From the earliest times of history, messengers of light have been sent forth from the ultimate unity. The task of these messengers has ever been the advancement of Gnosis in the souls of humans.

The greatest of these messengers in our historical and geographical matrix was the descended Logos of God, manifesting in Jesus Christ.

Jesus exercised a twofold ministry: He was a teacher, imparting instruction concerning the way of Gnosis, and he was a hierophant, imparting mysteries.

The mysteries imparted y Jesus (which are also known as sacraments) are mighty aids toward Gnosis and have been entrusted by him to his apostles and to their successors.

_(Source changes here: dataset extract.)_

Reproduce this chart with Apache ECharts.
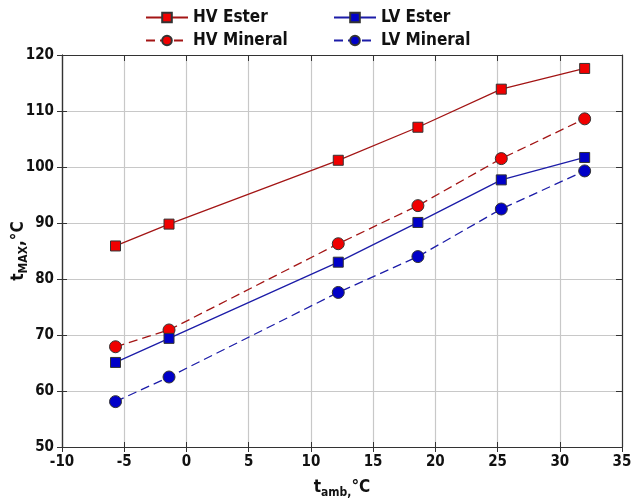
<!DOCTYPE html>
<html>
<head>
<meta charset="utf-8">
<script src="https://cdn.jsdelivr.net/npm/echarts@6/dist/echarts.min.js"></script>
<style>
  html, body { margin: 0; padding: 0; background: #fff; }
  #chart { width: 631px; height: 504px; }
</style>
</head>
<body>
<div id="chart"></div>
<script>
  // ambient temperatures (x) and max temperatures per case
  var tAmb = [-5.7, -1.4, 12.2, 18.6, 25.3, 32.0]
  var hvEster = [85.9, 89.8, 101.2, 107.1, 113.9, 117.6]
  var hvMineral = [67.9, 70.9, 86.3, 93.1, 101.5, 108.6]
  var lvEster = [65.1, 69.4, 83.0, 90.1, 97.7, 101.7]
  var lvMineral = [58.1, 62.5, 77.6, 84.0, 92.5, 99.3]

  var font = 'DejaVu Sans Condensed'
  var hvLine = '#a31515', hvFill = '#f00000'
  var lvLine = '#1c1ca8', lvFill = '#0000c8'

  function pairs(ys) {
    return tAmb.map(function (x, i) { return [x, ys[i]] })
  }

  function mkSeries(name, ys, symbol, lineColor, fill, dashed) {
    return {
      name: name,
      type: 'line',
      data: pairs(ys),
      symbol: symbol === 'rect' ? 'rect' : 'circle',
      symbolSize: symbol === 'rect' ? 10 : 12,
      lineStyle: { color: lineColor, width: 1.3, type: dashed ? [9, 5] : 'solid' },
      itemStyle: { color: fill, borderColor: '#333', borderWidth: 1 },
      emphasis: { disabled: true },
      z: 5
    }
  }

  var chart = echarts.init(document.getElementById('chart'))

  var legendBase = {
    itemWidth: 42,
    itemHeight: 12,
    textStyle: { fontFamily: font, fontSize: 17, fontWeight: 'bold', color: '#111' },
    selectedMode: false
  }

  var subRich = {
    t: { fontSize: 17, fontWeight: 'bold', color: '#111', fontFamily: font },
    s: { fontSize: 12, fontWeight: 'bold', color: '#111', fontFamily: font, padding: [10, 0, 0, 0] }
  }

  var option = {
    animation: false,
    textStyle: { fontFamily: font },
    legend: [
      Object.assign({ left: 140, top: 4, data: ['HV Ester'] }, legendBase),
      Object.assign({ left: 328, top: 4, data: ['LV Ester'] }, legendBase),
      Object.assign({ left: 140, top: 27, data: ['HV Mineral'] }, legendBase),
      Object.assign({ left: 328, top: 27, data: ['LV Mineral'] }, legendBase)
    ],
    grid: { left: 62, right: 9, top: 55, bottom: 57, outerBoundsMode: 'none', containLabel: false },
    xAxis: [
      {
        type: 'value', min: -10, max: 35, interval: 5,
        name: '{t|t}{s|amb,}{t|°C}', nameLocation: 'middle', nameGap: 30, nameMoveOverlap: false,
        nameTextStyle: { rich: subRich },
        axisLine: { onZero: false, lineStyle: { color: '#333', width: 1.2 } },
        axisTick: { inside: false, length: 5, lineStyle: { color: '#333' } },
        axisLabel: { color: '#111', fontSize: 15, fontWeight: 'bold', margin: 8 },
        splitLine: { show: true, lineStyle: { color: '#c8c8c8', width: 1.2 } }
      },
      {
        type: 'value', min: -10, max: 35, interval: 5, position: 'bottom',
        axisLine: { show: true, onZero: false, lineStyle: { color: '#333', width: 1.2 } },
        axisTick: { inside: true, length: 5, lineStyle: { color: '#333' } },
        axisLabel: { show: false }, splitLine: { show: false }
      },
      {
        type: 'value', min: -10, max: 35, interval: 5, position: 'top',
        axisLine: { onZero: false, lineStyle: { color: '#333', width: 1.2 } },
        axisTick: { inside: true, length: 6, lineStyle: { color: '#333' } },
        axisLabel: { show: false }, splitLine: { show: false }
      }
    ],
    yAxis: [
      {
        type: 'value', min: 50, max: 120, interval: 10,
        name: '{t|t}{s|MAX}{t|,°C}', nameLocation: 'middle', nameGap: 32, nameRotate: 90, nameMoveOverlap: false,
        nameTextStyle: { rich: subRich },
        axisLine: { onZero: false, lineStyle: { color: '#333', width: 1.2 } },
        axisTick: { inside: false, length: 5, lineStyle: { color: '#333' } },
        axisLabel: { color: '#111', fontSize: 15, fontWeight: 'bold', margin: 8 },
        splitLine: { show: true, lineStyle: { color: '#c8c8c8', width: 1.2 } }
      },
      {
        type: 'value', min: 50, max: 120, interval: 10, position: 'left',
        axisLine: { show: true, onZero: false, lineStyle: { color: '#333', width: 1.2 } },
        axisTick: { inside: true, length: 5, lineStyle: { color: '#333' } },
        axisLabel: { show: false }, splitLine: { show: false }
      },
      {
        type: 'value', min: 50, max: 120, interval: 10, position: 'right',
        axisLine: { onZero: false, lineStyle: { color: '#333', width: 1.2 } },
        axisTick: { inside: true, length: 6, lineStyle: { color: '#333' } },
        axisLabel: { show: false }, splitLine: { show: false }
      }
    ],
    series: [
      mkSeries('HV Ester', hvEster, 'rect', hvLine, hvFill, false),
      mkSeries('HV Mineral', hvMineral, 'circle', hvLine, hvFill, true),
      mkSeries('LV Ester', lvEster, 'rect', lvLine, lvFill, false),
      mkSeries('LV Mineral', lvMineral, 'circle', lvLine, lvFill, true)
    ]
  }

  chart.setOption(option)
</script>
</body>
</html>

By way of the spiritual practice of the mysteries (sacraments) and by a relentless and uncompromising striving for Gnosis, humans can steadily advance toward liberation from all confinement, material and otherwise. The ultimate objective of this process of liberation is the achievement of salvific knowledge and with it freedom from embodied existence and return to the ultimate unity.

The interpretation of teachings such as are contained in the above fourteen points appertains to the individual. Some of these teachings may lend themselves to a primarily metaphorical and mythic understanding, while others may be understood metaphysically. The Ecclesia Gnostica does not require its communicants to accept these teachings as a matter of belief. At the same time, it is obvious that these teachings represent the distinctive contribution of the Gnostic tradition to religious thought and persons functioning within the tradition would find themselves in general agreement with them.